In the 80s the F-117 Stealth Fighter changed the way people thought of fighter aircraft forever. Looking like either a flying hat box or a flying Hershey Kiss it didn't really look like it could do much flying at all. It was the end product of a process that began with the 1964 publication of a paper by Soviet mathemetician Pyotr Ufimtsev in which he proved that the strength of a radar return was directly related to the edge configuration of the object and not its mass. At the time no country possessed the technological know-how to build on Ufimtsev's idea but in time that would change.

The F-117 was designated a fighter aircraft (hence the "F") but it was not capable of engaging other airplanes or dogfighting. Its job was to sneak in through a country's radar and drop bombs or launch missles at targets on the ground.

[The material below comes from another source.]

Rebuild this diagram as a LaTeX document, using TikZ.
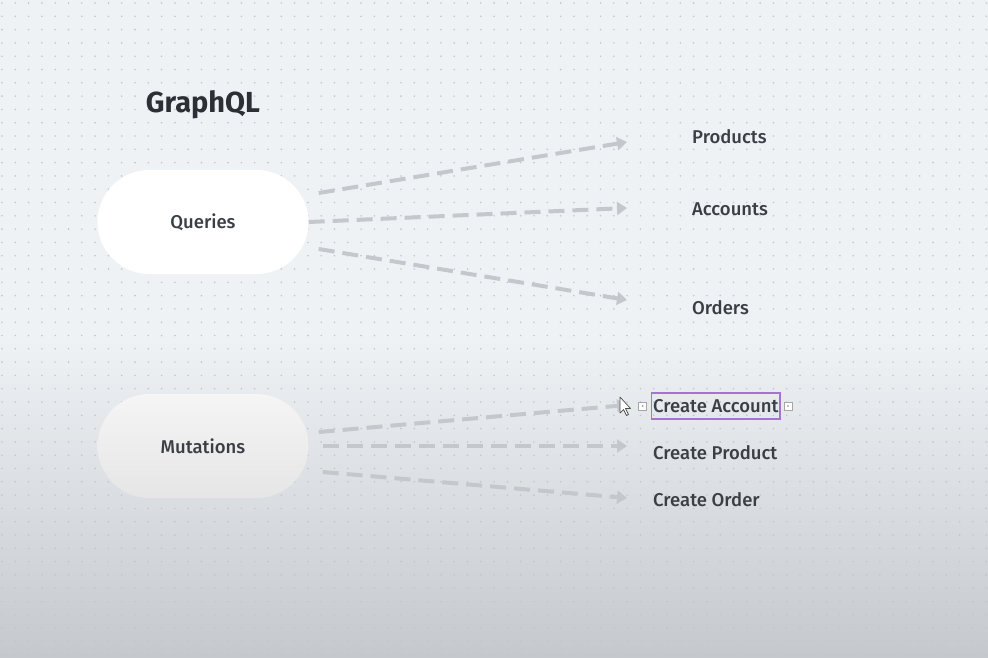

The F-117 made its first flight in the Nevada desert on June 18, 1981. The following year the first planes were delivered and the plane was declared operational in October 1983. It was still a "black program" however and the air force vehemently denied its very existence for a further 5 years, until November of 1988.

In all 49 F-117s were built and saw service in Panama in 1989, the first Gulf War in 1991 (where it flew with impunity over an otherwise heavily defended Baghdad), Serbia in 1999 (where the first and only of its kind was shot down with the wreckage sold to the Chinese), the Afghan war and the Iraq war.

In 2005 the decision was made to incrementally retire the F-117 in favor of the new, sleeker F-22 and on April 22, 2008 the last of the Stealth Fighters was decomissioned. But though its gone now it will not soon to be forgotten for something about the war plane captured the public imagination and, for better or worse, became part of the new, hi-tech image the country was formulating for itself in the 80s.

The F-117 Stealth Fighter on the ground and in the air. Who knew Hershey's Kisses could fly?